The exercise » Show every line below where "this" can be found.
--- Provided entries ---
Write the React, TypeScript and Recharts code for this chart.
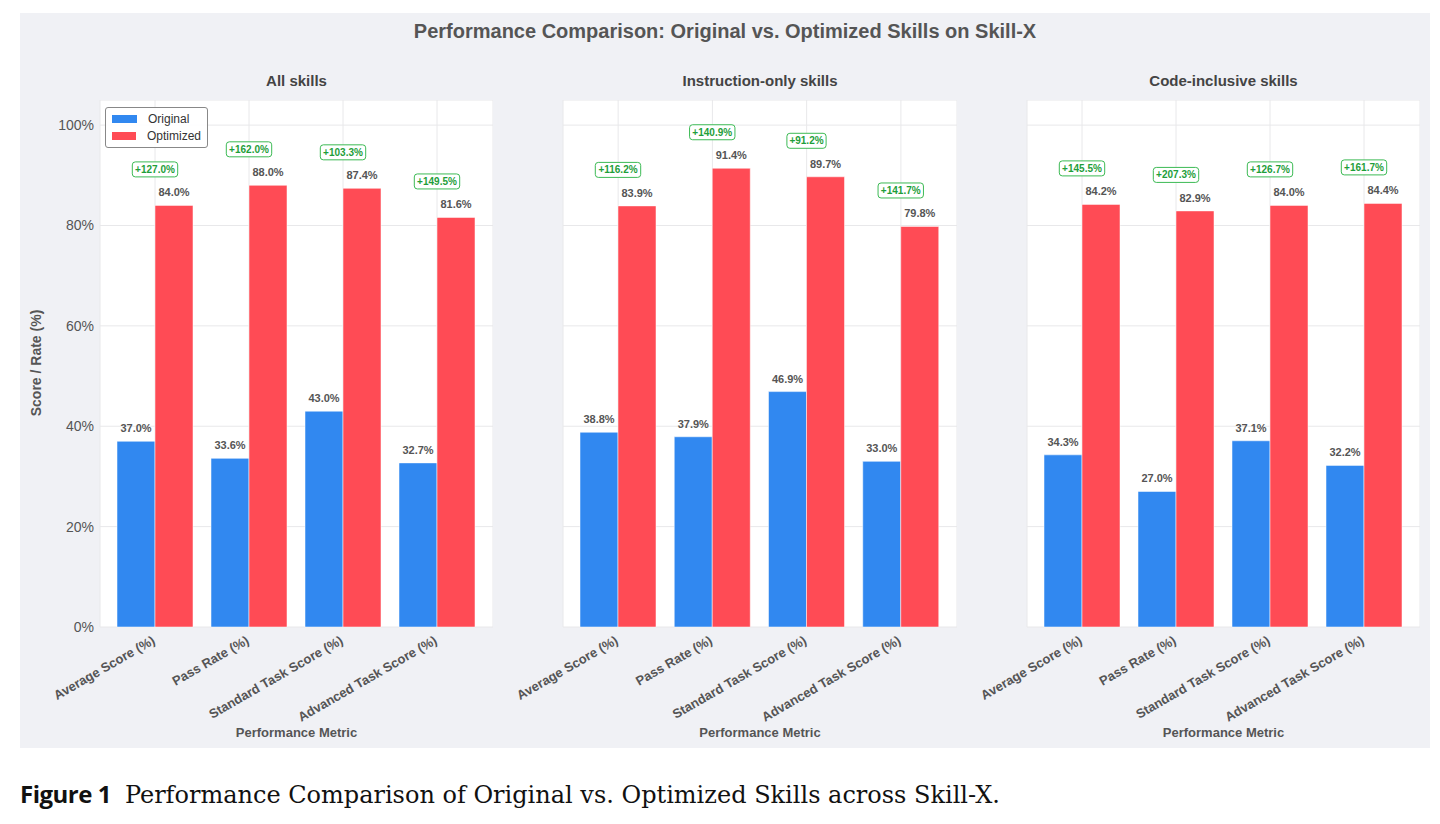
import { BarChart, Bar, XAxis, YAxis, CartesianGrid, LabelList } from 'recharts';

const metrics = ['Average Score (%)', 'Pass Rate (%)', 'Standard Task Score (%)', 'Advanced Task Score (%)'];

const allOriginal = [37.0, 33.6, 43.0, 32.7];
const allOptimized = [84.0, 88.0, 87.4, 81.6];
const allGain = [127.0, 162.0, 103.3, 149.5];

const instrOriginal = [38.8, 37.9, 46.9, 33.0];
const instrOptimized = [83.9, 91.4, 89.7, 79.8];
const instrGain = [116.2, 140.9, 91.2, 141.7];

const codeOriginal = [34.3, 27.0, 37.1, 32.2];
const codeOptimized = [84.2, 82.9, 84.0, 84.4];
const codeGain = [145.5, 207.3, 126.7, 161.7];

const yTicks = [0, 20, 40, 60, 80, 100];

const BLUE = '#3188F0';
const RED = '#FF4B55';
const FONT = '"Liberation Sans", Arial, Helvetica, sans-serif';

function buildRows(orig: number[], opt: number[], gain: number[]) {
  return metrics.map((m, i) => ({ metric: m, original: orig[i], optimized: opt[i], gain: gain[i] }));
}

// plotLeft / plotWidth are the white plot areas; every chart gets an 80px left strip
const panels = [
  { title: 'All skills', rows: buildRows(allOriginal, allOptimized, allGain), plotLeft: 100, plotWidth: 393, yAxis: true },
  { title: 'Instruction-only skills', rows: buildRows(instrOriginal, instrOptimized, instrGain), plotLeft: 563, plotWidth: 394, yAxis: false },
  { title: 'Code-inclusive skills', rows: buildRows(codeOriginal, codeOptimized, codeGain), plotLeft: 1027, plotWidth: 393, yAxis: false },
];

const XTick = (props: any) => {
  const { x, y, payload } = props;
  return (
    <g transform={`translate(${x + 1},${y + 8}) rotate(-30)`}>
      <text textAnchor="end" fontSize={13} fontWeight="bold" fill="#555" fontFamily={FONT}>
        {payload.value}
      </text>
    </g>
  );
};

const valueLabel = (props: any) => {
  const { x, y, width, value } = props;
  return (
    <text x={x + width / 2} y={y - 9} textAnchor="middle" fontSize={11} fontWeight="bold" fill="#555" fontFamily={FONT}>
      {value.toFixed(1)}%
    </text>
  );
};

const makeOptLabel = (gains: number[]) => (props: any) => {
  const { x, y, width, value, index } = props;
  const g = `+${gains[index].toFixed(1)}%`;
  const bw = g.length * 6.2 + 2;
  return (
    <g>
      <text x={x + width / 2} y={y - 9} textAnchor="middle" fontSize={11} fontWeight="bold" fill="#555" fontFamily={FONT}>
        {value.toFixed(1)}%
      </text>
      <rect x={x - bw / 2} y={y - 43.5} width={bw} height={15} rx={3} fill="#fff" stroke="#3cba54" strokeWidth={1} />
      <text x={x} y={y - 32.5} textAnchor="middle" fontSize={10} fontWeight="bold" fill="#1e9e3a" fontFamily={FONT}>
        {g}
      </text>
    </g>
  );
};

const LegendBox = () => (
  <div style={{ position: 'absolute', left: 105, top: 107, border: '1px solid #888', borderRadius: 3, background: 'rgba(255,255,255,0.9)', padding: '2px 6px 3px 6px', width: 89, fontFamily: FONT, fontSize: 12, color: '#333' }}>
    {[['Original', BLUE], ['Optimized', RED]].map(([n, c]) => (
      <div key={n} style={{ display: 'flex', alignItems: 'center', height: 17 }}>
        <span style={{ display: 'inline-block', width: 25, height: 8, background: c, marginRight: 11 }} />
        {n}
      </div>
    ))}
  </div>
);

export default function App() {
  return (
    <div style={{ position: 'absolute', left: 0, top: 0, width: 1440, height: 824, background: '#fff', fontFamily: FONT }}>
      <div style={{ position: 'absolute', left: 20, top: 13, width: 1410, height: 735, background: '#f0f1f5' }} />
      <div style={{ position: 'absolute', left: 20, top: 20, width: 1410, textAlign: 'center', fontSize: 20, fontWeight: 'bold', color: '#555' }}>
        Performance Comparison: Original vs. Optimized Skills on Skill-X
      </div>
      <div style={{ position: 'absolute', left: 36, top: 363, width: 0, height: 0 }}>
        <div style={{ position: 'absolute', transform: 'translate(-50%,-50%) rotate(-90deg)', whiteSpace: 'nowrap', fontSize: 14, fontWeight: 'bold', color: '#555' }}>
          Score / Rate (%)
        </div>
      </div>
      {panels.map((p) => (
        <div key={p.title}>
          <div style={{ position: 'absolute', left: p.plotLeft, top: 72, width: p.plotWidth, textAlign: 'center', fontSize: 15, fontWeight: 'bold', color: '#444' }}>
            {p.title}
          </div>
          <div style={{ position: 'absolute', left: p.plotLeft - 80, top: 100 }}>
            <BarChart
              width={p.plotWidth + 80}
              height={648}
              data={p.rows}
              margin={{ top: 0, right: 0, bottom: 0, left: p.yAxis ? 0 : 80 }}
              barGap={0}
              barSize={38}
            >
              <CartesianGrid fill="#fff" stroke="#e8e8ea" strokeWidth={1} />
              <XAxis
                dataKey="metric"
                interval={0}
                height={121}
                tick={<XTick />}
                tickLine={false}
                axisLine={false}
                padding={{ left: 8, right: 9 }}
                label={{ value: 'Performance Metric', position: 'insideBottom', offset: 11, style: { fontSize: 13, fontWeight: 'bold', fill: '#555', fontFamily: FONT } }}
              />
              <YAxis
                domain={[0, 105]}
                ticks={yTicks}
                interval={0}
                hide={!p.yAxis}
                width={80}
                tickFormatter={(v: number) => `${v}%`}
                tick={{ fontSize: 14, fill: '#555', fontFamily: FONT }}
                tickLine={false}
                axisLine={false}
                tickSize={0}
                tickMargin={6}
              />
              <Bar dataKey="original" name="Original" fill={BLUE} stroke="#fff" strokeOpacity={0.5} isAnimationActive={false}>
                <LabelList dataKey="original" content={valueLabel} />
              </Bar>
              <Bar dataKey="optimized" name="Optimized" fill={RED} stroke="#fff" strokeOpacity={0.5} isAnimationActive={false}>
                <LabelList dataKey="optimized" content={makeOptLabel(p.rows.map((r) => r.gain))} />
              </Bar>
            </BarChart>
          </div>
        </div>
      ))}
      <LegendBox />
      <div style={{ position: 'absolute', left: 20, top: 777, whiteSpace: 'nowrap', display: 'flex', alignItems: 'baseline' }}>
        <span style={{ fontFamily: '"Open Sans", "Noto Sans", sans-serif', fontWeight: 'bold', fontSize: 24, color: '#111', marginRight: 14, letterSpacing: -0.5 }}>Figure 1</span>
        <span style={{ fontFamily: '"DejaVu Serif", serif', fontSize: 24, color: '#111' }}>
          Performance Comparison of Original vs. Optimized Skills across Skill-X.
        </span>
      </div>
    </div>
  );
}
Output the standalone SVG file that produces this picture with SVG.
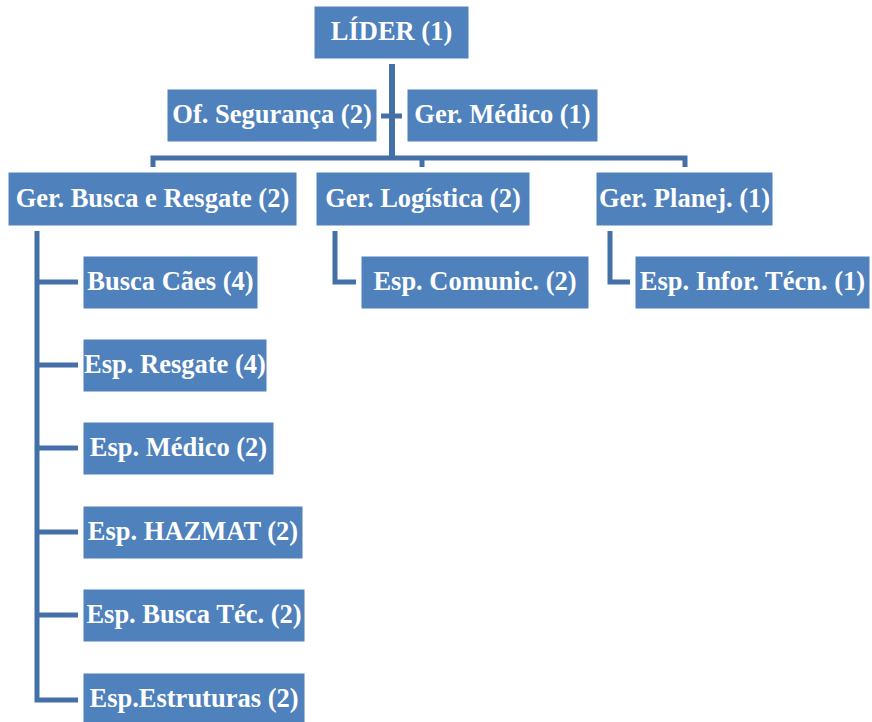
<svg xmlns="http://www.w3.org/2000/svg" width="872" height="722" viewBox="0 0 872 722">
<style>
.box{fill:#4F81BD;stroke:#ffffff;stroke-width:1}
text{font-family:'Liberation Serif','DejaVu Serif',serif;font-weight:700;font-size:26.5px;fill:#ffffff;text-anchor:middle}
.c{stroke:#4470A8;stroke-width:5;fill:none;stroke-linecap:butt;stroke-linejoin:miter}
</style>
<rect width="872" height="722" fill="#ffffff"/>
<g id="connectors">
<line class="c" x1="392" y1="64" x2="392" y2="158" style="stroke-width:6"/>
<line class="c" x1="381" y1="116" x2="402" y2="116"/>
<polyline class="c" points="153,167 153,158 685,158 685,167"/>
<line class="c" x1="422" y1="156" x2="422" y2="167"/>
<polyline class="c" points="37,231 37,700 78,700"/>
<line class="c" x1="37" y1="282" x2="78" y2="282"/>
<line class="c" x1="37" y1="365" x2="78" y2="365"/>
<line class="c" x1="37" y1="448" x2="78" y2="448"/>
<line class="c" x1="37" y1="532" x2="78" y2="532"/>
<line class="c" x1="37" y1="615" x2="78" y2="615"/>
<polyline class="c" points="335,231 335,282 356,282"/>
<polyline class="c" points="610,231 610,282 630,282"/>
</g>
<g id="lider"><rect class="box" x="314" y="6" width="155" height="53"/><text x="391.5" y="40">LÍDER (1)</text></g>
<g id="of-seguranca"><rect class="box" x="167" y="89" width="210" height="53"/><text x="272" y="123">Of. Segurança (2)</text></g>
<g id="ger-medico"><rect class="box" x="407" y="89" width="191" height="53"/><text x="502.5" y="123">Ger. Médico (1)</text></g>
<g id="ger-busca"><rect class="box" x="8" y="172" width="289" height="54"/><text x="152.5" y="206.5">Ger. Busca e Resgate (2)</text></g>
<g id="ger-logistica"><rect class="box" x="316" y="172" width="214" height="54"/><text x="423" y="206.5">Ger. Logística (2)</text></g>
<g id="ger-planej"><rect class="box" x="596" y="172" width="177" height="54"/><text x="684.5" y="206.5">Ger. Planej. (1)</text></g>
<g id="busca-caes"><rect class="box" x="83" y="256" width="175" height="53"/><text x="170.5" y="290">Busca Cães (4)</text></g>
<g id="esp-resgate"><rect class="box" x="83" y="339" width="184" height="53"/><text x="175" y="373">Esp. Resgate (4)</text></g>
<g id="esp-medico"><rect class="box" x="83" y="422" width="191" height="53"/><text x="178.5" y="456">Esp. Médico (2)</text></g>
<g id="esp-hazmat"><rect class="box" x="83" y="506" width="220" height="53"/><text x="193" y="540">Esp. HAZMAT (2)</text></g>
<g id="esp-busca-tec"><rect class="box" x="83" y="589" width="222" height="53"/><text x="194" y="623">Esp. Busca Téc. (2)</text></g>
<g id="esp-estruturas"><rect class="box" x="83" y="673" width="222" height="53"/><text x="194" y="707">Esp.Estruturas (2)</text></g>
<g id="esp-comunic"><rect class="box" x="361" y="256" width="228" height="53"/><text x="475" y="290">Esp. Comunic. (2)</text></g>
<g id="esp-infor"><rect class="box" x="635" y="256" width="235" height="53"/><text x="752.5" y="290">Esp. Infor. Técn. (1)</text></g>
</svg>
---
Right answer »
Write the React, TypeScript and Recharts code for this chart.
Output the standalone SVG file that produces this picture with SVG.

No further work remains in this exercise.